## SOURCE DATA
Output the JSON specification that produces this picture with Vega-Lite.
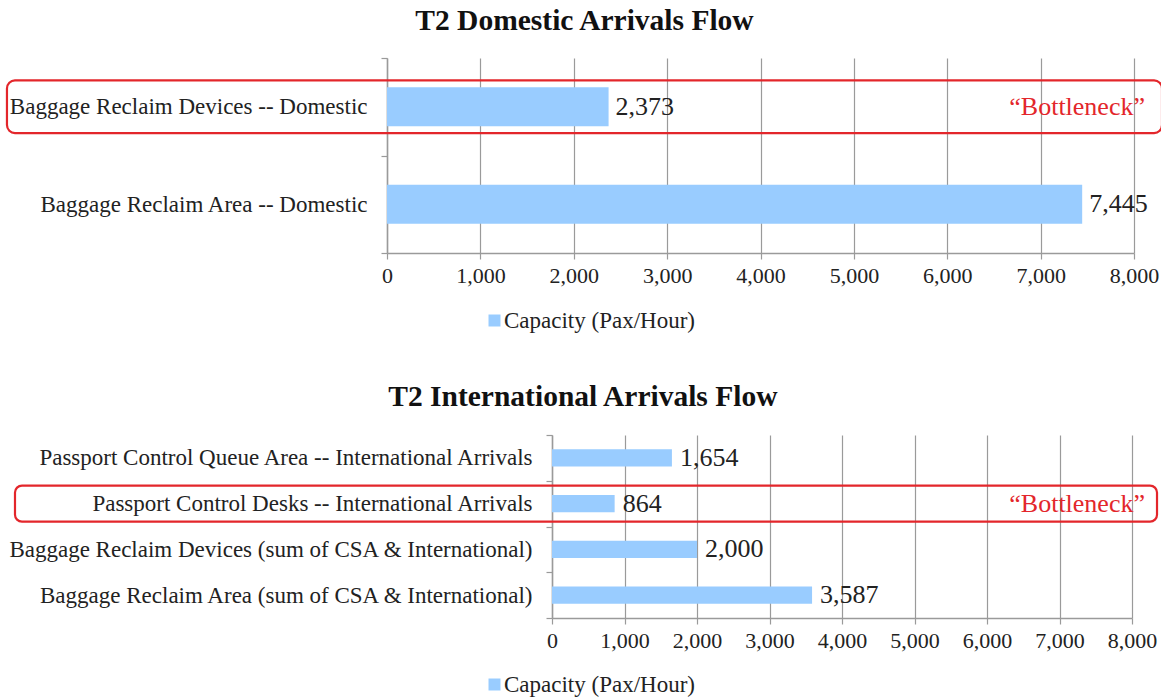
{
  "$schema": "https://vega.github.io/schema/vega-lite/v6.json",
  "background": "white",
  "padding": {"left": 5, "top": 5, "right": 5, "bottom": 0},
  "spacing": 48,
  "config": {
    "view": {"stroke": null},
    "font": "Liberation Serif",
    "axis": {
      "labelFont": "Liberation Serif",
      "labelColor": "#222222",
      "domainColor": "#9a9a9a",
      "tickColor": "#9a9a9a",
      "gridColor": "#9a9a9a",
      "gridWidth": 1.2,
      "domainWidth": 1.5,
      "tickWidth": 1.2,
      "tickSize": 6,
      "labelOverlap": false,
      "labelFlush": false
    },
    "legend": {
      "labelFont": "Liberation Serif",
      "labelColor": "#222222",
      "labelLimit": 500
    }
  },
  "datasets": {
    "domestic": [
      {"item": "Baggage Reclaim Devices -- Domestic", "capacity": 2373, "note": "“Bottleneck”"},
      {"item": "Baggage Reclaim Area -- Domestic", "capacity": 7445, "note": null}
    ],
    "international": [
      {"item": "Passport Control Queue Area -- International Arrivals", "capacity": 1654, "note": null},
      {"item": "Passport Control Desks -- International Arrivals", "capacity": 864, "note": "“Bottleneck”"},
      {"item": "Baggage Reclaim Devices (sum of CSA & International)", "capacity": 2000, "note": null},
      {"item": "Baggage Reclaim Area (sum of CSA & International)", "capacity": 3587, "note": null}
    ]
  },
  "resolve": {"scale": {"color": "independent"}, "legend": {"color": "independent"}},
  "vconcat": [
    {
      "width": 747,
      "height": 195,
      "title": {"text": "T2 Domestic Arrivals Flow", "font": "Liberation Serif", "fontSize": 29.5, "fontWeight": "bold", "color": "#111111", "anchor": "middle", "frame": "bounds", "offset": 11},
      "data": {"name": "domestic"},
      "encoding": {
        "y": {"field": "item", "type": "nominal", "sort": null,
          "scale": {"paddingInner": 0, "paddingOuter": 0},
          "axis": {"title": null, "tickBand": "extent", "labelPadding": 14, "labelFontSize": 23, "labelLimit": 1000}}
      },
      "layer": [
        {
          "mark": {"type": "bar", "height": {"band": 0.4}},
          "encoding": {
            "x": {"field": "capacity", "type": "quantitative", "scale": {"domain": [0, 8000]},
              "axis": {"title": null, "values": [0, 1000, 2000, 3000, 4000, 5000, 6000, 7000, 8000], "format": ",.0f", "grid": true, "labelFontSize": 22, "labelPadding": 6}},
            "color": {"datum": "Capacity (Pax/Hour)", "type": "nominal", "scale": {"range": ["#99CCFF"]},
              "legend": {"title": null, "orient": "none", "legendX": 96, "legendY": 251, "symbolType": "square", "symbolSize": 144, "symbolStrokeWidth": 0, "labelFontSize": 23, "labelOffset": -2}}
          }
        },
        {
          "mark": {"type": "text", "align": "left", "baseline": "middle", "dx": 7, "fontSize": 26, "color": "#222222"},
          "encoding": {
            "x": {"field": "capacity", "type": "quantitative"},
            "text": {"field": "capacity", "type": "quantitative", "format": ",.0f"}
          }
        },
        {
          "transform": [{"filter": "datum.note"}],
          "mark": {"type": "rect", "height": {"band": 0.54}, "filled": false, "stroke": "#e3262b", "strokeWidth": 2.2, "cornerRadius": 8},
          "encoding": {
            "x": {"datum": -4070, "type": "quantitative"},
            "x2": {"datum": 8300}
          }
        },
        {
          "transform": [{"filter": "datum.note"}],
          "mark": {"type": "text", "align": "right", "baseline": "middle", "dx": 11, "fontSize": 26, "color": "#e3262b"},
          "encoding": {
            "x": {"datum": 8000, "type": "quantitative"},
            "text": {"field": "note"}
          }
        }
      ]
    },
    {
      "width": 747,
      "height": 183,
      "title": {"text": "T2 International Arrivals Flow", "font": "Liberation Serif", "fontSize": 29.5, "fontWeight": "bold", "color": "#111111", "anchor": "middle", "frame": "bounds", "offset": 12},
      "data": {"name": "international"},
      "encoding": {
        "y": {"field": "item", "type": "nominal", "sort": null,
          "scale": {"paddingInner": 0, "paddingOuter": 0},
          "axis": {"title": null, "tickBand": "extent", "labelPadding": 14, "labelFontSize": 23, "labelLimit": 1000, "offset": -165}}
      },
      "layer": [
        {
          "mark": {"type": "bar", "height": {"band": 0.38}},
          "encoding": {
            "x": {"field": "capacity", "type": "quantitative", "scale": {"domain": [0, 8000], "range": [165, 745]},
              "axis": {"title": null, "values": [0, 1000, 2000, 3000, 4000, 5000, 6000, 7000, 8000], "format": ",.0f", "grid": true, "labelFontSize": 22, "labelPadding": 6}},
            "color": {"datum": "Capacity (Pax/Hour)", "type": "nominal", "scale": {"range": ["#99CCFF"]},
              "legend": {"title": null, "orient": "none", "legendX": 96, "legendY": 238, "symbolType": "square", "symbolSize": 144, "symbolStrokeWidth": 0, "labelFontSize": 23, "labelOffset": -2}}
          }
        },
        {
          "mark": {"type": "text", "align": "left", "baseline": "middle", "dx": 8, "fontSize": 26, "color": "#222222"},
          "encoding": {
            "x": {"field": "capacity", "type": "quantitative"},
            "text": {"field": "capacity", "type": "quantitative", "format": ",.0f"}
          }
        },
        {
          "transform": [{"filter": "datum.note"}],
          "mark": {"type": "rect", "height": {"band": 0.79}, "filled": false, "stroke": "#e3262b", "strokeWidth": 2.2, "cornerRadius": 7},
          "encoding": {
            "x": {"datum": -7407, "type": "quantitative"},
            "x2": {"datum": 8345}
          }
        },
        {
          "transform": [{"filter": "datum.note"}],
          "mark": {"type": "text", "align": "right", "baseline": "middle", "dx": 13, "fontSize": 26, "color": "#e3262b"},
          "encoding": {
            "x": {"datum": 8000, "type": "quantitative"},
            "text": {"field": "note"}
          }
        }
      ]
    }
  ]
}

## AIM
Omit pictures; set down the rest of the material word for word.

## EXERCISE ANSWER
Output the JSON specification that produces this picture with Vega-Lite.
{
  "$schema": "https://vega.github.io/schema/vega-lite/v6.json",
  "background": "white",
  "padding": {"left": 5, "top": 5, "right": 5, "bottom": 0},
  "spacing": 48,
  "config": {
    "view": {"stroke": null},
    "font": "Liberation Serif",
    "axis": {
      "labelFont": "Liberation Serif",
      "labelColor": "#222222",
      "domainColor": "#9a9a9a",
      "tickColor": "#9a9a9a",
      "gridColor": "#9a9a9a",
      "gridWidth": 1.2,
      "domainWidth": 1.5,
      "tickWidth": 1.2,
      "tickSize": 6,
      "labelOverlap": false,
      "labelFlush": false
    },
    "legend": {
      "labelFont": "Liberation Serif",
      "labelColor": "#222222",
      "labelLimit": 500
    }
  },
  "datasets": {
    "domestic": [
      {"item": "Baggage Reclaim Devices -- Domestic", "capacity": 2373, "note": "“Bottleneck”"},
      {"item": "Baggage Reclaim Area -- Domestic", "capacity": 7445, "note": null}
    ],
    "international": [
      {"item": "Passport Control Queue Area -- International Arrivals", "capacity": 1654, "note": null},
      {"item": "Passport Control Desks -- International Arrivals", "capacity": 864, "note": "“Bottleneck”"},
      {"item": "Baggage Reclaim Devices (sum of CSA & International)", "capacity": 2000, "note": null},
      {"item": "Baggage Reclaim Area (sum of CSA & International)", "capacity": 3587, "note": null}
    ]
  },
  "resolve": {"scale": {"color": "independent"}, "legend": {"color": "independent"}},
  "vconcat": [
    {
      "width": 747,
      "height": 195,
      "title": {"text": "T2 Domestic Arrivals Flow", "font": "Liberation Serif", "fontSize": 29.5, "fontWeight": "bold", "color": "#111111", "anchor": "middle", "frame": "bounds", "offset": 11},
      "data": {"name": "domestic"},
      "encoding": {
        "y": {"field": "item", "type": "nominal", "sort": null,
          "scale": {"paddingInner": 0, "paddingOuter": 0},
          "axis": {"title": null, "tickBand": "extent", "labelPadding": 14, "labelFontSize": 23, "labelLimit": 1000}}
      },
      "layer": [
        {
          "mark": {"type": "bar", "height": {"band": 0.4}},
          "encoding": {
            "x": {"field": "capacity", "type": "quantitative", "scale": {"domain": [0, 8000]},
              "axis": {"title": null, "values": [0, 1000, 2000, 3000, 4000, 5000, 6000, 7000, 8000], "format": ",.0f", "grid": true, "labelFontSize": 22, "labelPadding": 6}},
            "color": {"datum": "Capacity (Pax/Hour)", "type": "nominal", "scale": {"range": ["#99CCFF"]},
              "legend": {"title": null, "orient": "none", "legendX": 96, "legendY": 251, "symbolType": "square", "symbolSize": 144, "symbolStrokeWidth": 0, "labelFontSize": 23, "labelOffset": -2}}
          }
        },
        {
          "mark": {"type": "text", "align": "left", "baseline": "middle", "dx": 7, "fontSize": 26, "color": "#222222"},
          "encoding": {
            "x": {"field": "capacity", "type": "quantitative"},
            "text": {"field": "capacity", "type": "quantitative", "format": ",.0f"}
          }
        },
        {
          "transform": [{"filter": "datum.note"}],
          "mark": {"type": "rect", "height": {"band": 0.54}, "filled": false, "stroke": "#e3262b", "strokeWidth": 2.2, "cornerRadius": 8},
          "encoding": {
            "x": {"datum": -4070, "type": "quantitative"},
            "x2": {"datum": 8300}
          }
        },
        {
          "transform": [{"filter": "datum.note"}],
          "mark": {"type": "text", "align": "right", "baseline": "middle", "dx": 11, "fontSize": 26, "color": "#e3262b"},
          "encoding": {
            "x": {"datum": 8000, "type": "quantitative"},
            "text": {"field": "note"}
          }
        }
      ]
    },
    {
      "width": 747,
      "height": 183,
      "title": {"text": "T2 International Arrivals Flow", "font": "Liberation Serif", "fontSize": 29.5, "fontWeight": "bold", "color": "#111111", "anchor": "middle", "frame": "bounds", "offset": 12},
      "data": {"name": "international"},
      "encoding": {
        "y": {"field": "item", "type": "nominal", "sort": null,
          "scale": {"paddingInner": 0, "paddingOuter": 0},
          "axis": {"title": null, "tickBand": "extent", "labelPadding": 14, "labelFontSize": 23, "labelLimit": 1000, "offset": -165}}
      },
      "layer": [
        {
          "mark": {"type": "bar", "height": {"band": 0.38}},
          "encoding": {
            "x": {"field": "capacity", "type": "quantitative", "scale": {"domain": [0, 8000], "range": [165, 745]},
              "axis": {"title": null, "values": [0, 1000, 2000, 3000, 4000, 5000, 6000, 7000, 8000], "format": ",.0f", "grid": true, "labelFontSize": 22, "labelPadding": 6}},
            "color": {"datum": "Capacity (Pax/Hour)", "type": "nominal", "scale": {"range": ["#99CCFF"]},
              "legend": {"title": null, "orient": "none", "legendX": 96, "legendY": 238, "symbolType": "square", "symbolSize": 144, "symbolStrokeWidth": 0, "labelFontSize": 23, "labelOffset": -2}}
          }
        },
        {
          "mark": {"type": "text", "align": "left", "baseline": "middle", "dx": 8, "fontSize": 26, "color": "#222222"},
          "encoding": {
            "x": {"field": "capacity", "type": "quantitative"},
            "text": {"field": "capacity", "type": "quantitative", "format": ",.0f"}
          }
        },
        {
          "transform": [{"filter": "datum.note"}],
          "mark": {"type": "rect", "height": {"band": 0.79}, "filled": false, "stroke": "#e3262b", "strokeWidth": 2.2, "cornerRadius": 7},
          "encoding": {
            "x": {"datum": -7407, "type": "quantitative"},
            "x2": {"datum": 8345}
          }
        },
        {
          "transform": [{"filter": "datum.note"}],
          "mark": {"type": "text", "align": "right", "baseline": "middle", "dx": 13, "fontSize": 26, "color": "#e3262b"},
          "encoding": {
            "x": {"datum": 8000, "type": "quantitative"},
            "text": {"field": "note"}
          }
        }
      ]
    }
  ]
}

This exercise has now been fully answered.